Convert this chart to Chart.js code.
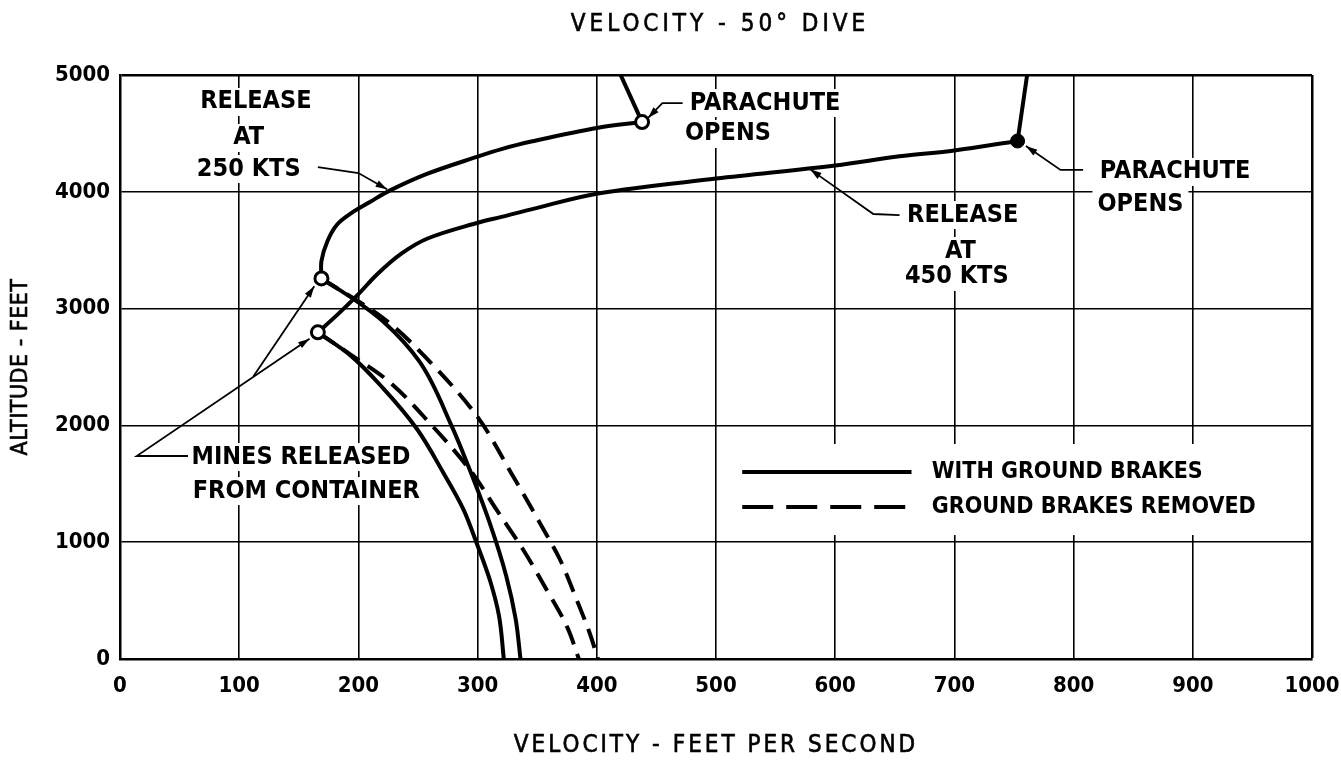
<!DOCTYPE html>
<html>
<head>
<meta charset="utf-8">
<script src="https://cdn.jsdelivr.net/npm/chart.js@4.4.1/dist/chart.umd.min.js"></script>
<style>
  html, body { margin: 0; padding: 0; background: #fff; }
  canvas { display: block; }
</style>
</head>
<body>
<canvas id="grafico" width="1341" height="768"></canvas>
<script>
// Datos (velocidad ft/s, altitud ft)
const ticksX = [0, 100, 200, 300, 400, 500, 600, 700, 800, 900, 1000];
const ticksY = [0, 1000, 2000, 3000, 4000, 5000];

// contenedor lanzado a 250 kts
const caida250 = [[420, 5000], [438, 4597]];
const frenado250 = [[438, 4597], [401, 4549], [345, 4430], [320, 4365], [300, 4301], [258, 4155], [227, 4014], [210, 3915], [194, 3817], [182, 3718], [174, 3577], [169, 3408], [169, 3258]];
// contenedor lanzado a 450 kts
const caida450 = [[761, 5000], [753, 4435]];
const frenado450 = [[753, 4435], [700, 4354], [654, 4304], [600, 4225], [500, 4113], [401, 3986], [345, 3850], [320, 3785], [300, 3735], [258, 3600], [236, 3470], [216, 3296], [199, 3113], [182, 2944], [166, 2797]];

// minas (desde 250 kts)
const minasA_con = [[169, 3258], [199, 3060], [221, 2888], [251, 2550], [278, 2000], [292, 1656], [310, 1169], [324, 711], [332, 338], [336, 0]];
const minasA_sin = [[169, 3258], [221, 2917], [260, 2544], [299, 2086], [330, 1560], [352, 1169], [369, 854], [383, 510], [394, 223], [401, 0]];
// minas (desde 450 kts)
const minasB_con = [[166, 2797], [193, 2602], [221, 2315], [249, 1971], [271, 1599], [288, 1284], [299, 997], [311, 653], [318, 367], [322, 0]];
const minasB_sin = [[166, 2797], [192, 2617], [224, 2389], [260, 2018], [295, 1600], [316, 1276], [338, 940], [358, 591], [375, 277], [385, 0]];

const puntosAbiertos = [[438, 4597], [169, 3258], [166, 2797]];
const puntoLleno = [[753, 4435]];

const leyenda = ["WITH GROUND BRAKES", "GROUND BRAKES REMOVED"];

const aPuntos = (arr) => arr.map(p => ({ x: p[0], y: p[1] }));

// textos de anotacion, en unidades de los ejes
const notas = [
  { t: "RELEASE", x: 114, y: 4769, a: "center" },
  { t: "AT", x: 108, y: 4461, a: "center" },
  { t: "250 KTS", x: 108, y: 4195, a: "center" },
  { t: "PARACHUTE", x: 478, y: 4760, a: "left" },
  { t: "OPENS", x: 474, y: 4495, a: "left" },
  { t: "RELEASE", x: 707, y: 3801, a: "center" },
  { t: "AT", x: 705, y: 3493, a: "center" },
  { t: "450 KTS", x: 702, y: 3271, a: "center" },
  { t: "PARACHUTE", x: 822, y: 4170, a: "left" },
  { t: "OPENS", x: 820, y: 3887, a: "left" },
  { t: "MINES RELEASED", x: 60, y: 1729, a: "left" },
  { t: "FROM CONTAINER", x: 61, y: 1438, a: "left" }
];
// lineas guia con flecha al final
const guias = [
  [[166, 4212], [200, 4161], [224, 4022]],
  [[472, 4760], [455, 4760], [443, 4632]],
  [[654, 3801], [632, 3810], [579, 4192]],
  [[808, 4187], [789, 4187], [760, 4392]],
  [[57, 1738], [14, 1738], [159, 2742]],
  [[112, 2420], [163, 3192]]
];

const FUENTE = '"DejaVu Sans Condensed", "DejaVu Sans", sans-serif';

const dibujos = {
  id: "dibujos",
  beforeDatasetsDraw(chart) {
    const c = chart.ctx;
    const sx = chart.scales.x, sy = chart.scales.y;
    c.save();
    c.font = "bold 25px " + FUENTE;
    c.textBaseline = "middle";
    notas.forEach(n => {
      const px = sx.getPixelForValue(n.x), py = sy.getPixelForValue(n.y);
      const w = c.measureText(n.t).width;
      const x0 = n.a === "center" ? px - w / 2 : px;
      c.fillStyle = "#fff";
      c.fillRect(x0 - 5, py - 14, w + 10, 28);
      c.fillStyle = "#000";
      c.textAlign = n.a;
      c.fillText(n.t, px, py);
    });

    // leyenda
    c.font = "bold 23px " + FUENTE;
    const lx0 = sx.getPixelForValue(522), lx1 = sx.getPixelForValue(664), tx = sx.getPixelForValue(681);
    const ly = [sy.getPixelForValue(1601), sy.getPixelForValue(1301)];
    const wMax = Math.max(...leyenda.map(t => c.measureText(t).width));
    c.fillStyle = "#fff";
    c.fillRect(lx0 - 14, ly[0] - 28, tx + wMax - lx0 + 30, ly[1] - ly[0] + 56);
    c.strokeStyle = "#000";
    c.lineWidth = 4;
    leyenda.forEach((t, i) => {
      c.setLineDash(i === 0 ? [] : [31, 13]);
      c.beginPath();
      c.moveTo(lx0, ly[i]);
      c.lineTo(lx1, ly[i]);
      c.stroke();
      c.fillStyle = "#000";
      c.textAlign = "left";
      c.fillText(t, tx, ly[i]);
    });
    c.restore();
  },
  afterDatasetsDraw(chart) {
    const c = chart.ctx;
    const sx = chart.scales.x, sy = chart.scales.y;
    c.save();
    c.strokeStyle = "#000";
    c.fillStyle = "#000";
    c.lineWidth = 1.8;
    guias.forEach(g => {
      const pts = g.map(p => [sx.getPixelForValue(p[0]), sy.getPixelForValue(p[1])]);
      c.beginPath();
      pts.forEach((p, i) => i ? c.lineTo(p[0], p[1]) : c.moveTo(p[0], p[1]));
      c.stroke();
      const a = pts[pts.length - 2], b = pts[pts.length - 1];
      const ang = Math.atan2(b[1] - a[1], b[0] - a[0]);
      c.beginPath();
      c.moveTo(b[0], b[1]);
      c.lineTo(b[0] - 12 * Math.cos(ang - 0.3), b[1] - 12 * Math.sin(ang - 0.3));
      c.lineTo(b[0] - 12 * Math.cos(ang + 0.3), b[1] - 12 * Math.sin(ang + 0.3));
      c.closePath();
      c.fill();
    });
    c.restore();
  },
  afterDraw(chart) {
    const c = chart.ctx;
    const area = chart.chartArea;
    const cx = (area.left + area.right) / 2;
    c.save();
    c.fillStyle = "#000";
    c.strokeStyle = "#000";
    c.lineWidth = 0.6;
    c.textAlign = "center";
    c.textBaseline = "middle";
    c.font = "24px " + FUENTE;
    c.letterSpacing = "4px";
    c.fillText("VELOCITY - 50\u00B0 DIVE", cx + 4, 25);
    c.strokeText("VELOCITY - 50\u00B0 DIVE", cx + 4, 25);
    c.letterSpacing = "3px";
    c.fillText("VELOCITY - FEET PER SECOND", cx, 746);
    c.strokeText("VELOCITY - FEET PER SECOND", cx, 746);
    c.font = "23px " + FUENTE;
    c.letterSpacing = "0.5px";
    c.translate(21, (area.top + area.bottom) / 2);
    c.rotate(-Math.PI / 2);
    c.fillText("ALTITUDE - FEET", 0, 0);
    c.strokeText("ALTITUDE - FEET", 0, 0);
    c.restore();
  }
};

const linea = (datos, discontinua, tension) => ({
  data: aPuntos(datos),
  borderColor: "#000",
  borderWidth: 4,
  borderDash: discontinua ? [20, 10] : [],
  pointRadius: 0,
  showLine: true,
  tension: tension,
  fill: false
});
// curvas de descenso: la altitud hace de eje indice para suavizar
const descenso = (datos, discontinua) =>
  Object.assign(linea(datos, discontinua, 0.4), { indexAxis: "y", cubicInterpolationMode: "monotone" });

const canvas1 = document.getElementById("grafico").getContext("2d");
let chart1 = new Chart(canvas1, {
  type: "line",
  data: {
    datasets: [
      {
        data: aPuntos(puntosAbiertos),
        pointRadius: 6.5,
        pointBorderWidth: 3,
        pointBorderColor: "#000",
        pointBackgroundColor: "#fff",
        showLine: false
      },
      {
        data: aPuntos(puntoLleno),
        pointRadius: 7,
        pointBorderWidth: 1,
        pointBorderColor: "#000",
        pointBackgroundColor: "#000",
        showLine: false
      },
      linea(caida250, false, 0),
      linea(frenado250, false, 0.35),
      linea(caida450, false, 0),
      linea(frenado450, false, 0.35),
      descenso(minasA_con, false),
      descenso(minasA_sin, true),
      descenso(minasB_con, false),
      descenso(minasB_sin, true)
    ]
  },
  options: {
    responsive: false,
    animation: false,
    layout: { padding: { top: 75, right: 29, bottom: 0, left: 0 } },
    plugins: {
      legend: { display: false },
      tooltip: { enabled: false },
      title: { display: false }
    },
    scales: {
      x: {
        type: "linear",
        min: 0,
        max: 1000,
        afterBuildTicks: (s) => { s.ticks = ticksX.map(v => ({ value: v })); },
        afterFit: (s) => { s.height = 109; s.paddingLeft = 0; s.paddingRight = 0; },
        grid: {
          color: "#000",
          lineWidth: (ctx) => (ctx.tick && ctx.tick.value === 1000 ? 2.5 : 1.6),
          drawTicks: false
        },
        border: { color: "#000", width: 2.5 },
        ticks: {
          color: "#000",
          padding: 14,
          maxRotation: 0,
          callback: (v) => String(v),
          font: { family: FUENTE, size: 22, weight: "bold" }
        }
      },
      y: {
        type: "linear",
        min: 0,
        max: 5000,
        afterBuildTicks: (s) => { s.ticks = ticksY.map(v => ({ value: v })); },
        afterFit: (s) => { s.width = 120; s.paddingTop = 0; s.paddingBottom = 0; },
        grid: {
          color: "#000",
          lineWidth: (ctx) => (ctx.tick && ctx.tick.value === 5000 ? 2.5 : 1.6),
          drawTicks: false
        },
        border: { color: "#000", width: 2.5 },
        ticks: {
          color: "#000",
          padding: 10,
          callback: (v) => String(v),
          font: { family: FUENTE, size: 22, weight: "bold" }
        }
      }
    }
  },
  plugins: [dibujos]
});
</script>
</body>
</html>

SET PROBLEM: Write out again, exactly, the lines from the start of the listing up to the line containing "2944], [166, 2797]];", with both ends and without pictures.

OUTPUT OF THE TASK:
Convert this chart to Chart.js code.
<!DOCTYPE html>
<html>
<head>
<meta charset="utf-8">
<script src="https://cdn.jsdelivr.net/npm/chart.js@4.4.1/dist/chart.umd.min.js"></script>
<style>
  html, body { margin: 0; padding: 0; background: #fff; }
  canvas { display: block; }
</style>
</head>
<body>
<canvas id="grafico" width="1341" height="768"></canvas>
<script>
// Datos (velocidad ft/s, altitud ft)
const ticksX = [0, 100, 200, 300, 400, 500, 600, 700, 800, 900, 1000];
const ticksY = [0, 1000, 2000, 3000, 4000, 5000];

// contenedor lanzado a 250 kts
const caida250 = [[420, 5000], [438, 4597]];
const frenado250 = [[438, 4597], [401, 4549], [345, 4430], [320, 4365], [300, 4301], [258, 4155], [227, 4014], [210, 3915], [194, 3817], [182, 3718], [174, 3577], [169, 3408], [169, 3258]];
// contenedor lanzado a 450 kts
const caida450 = [[761, 5000], [753, 4435]];
const frenado450 = [[753, 4435], [700, 4354], [654, 4304], [600, 4225], [500, 4113], [401, 3986], [345, 3850], [320, 3785], [300, 3735], [258, 3600], [236, 3470], [216, 3296], [199, 3113], [182, 2944], [166, 2797]];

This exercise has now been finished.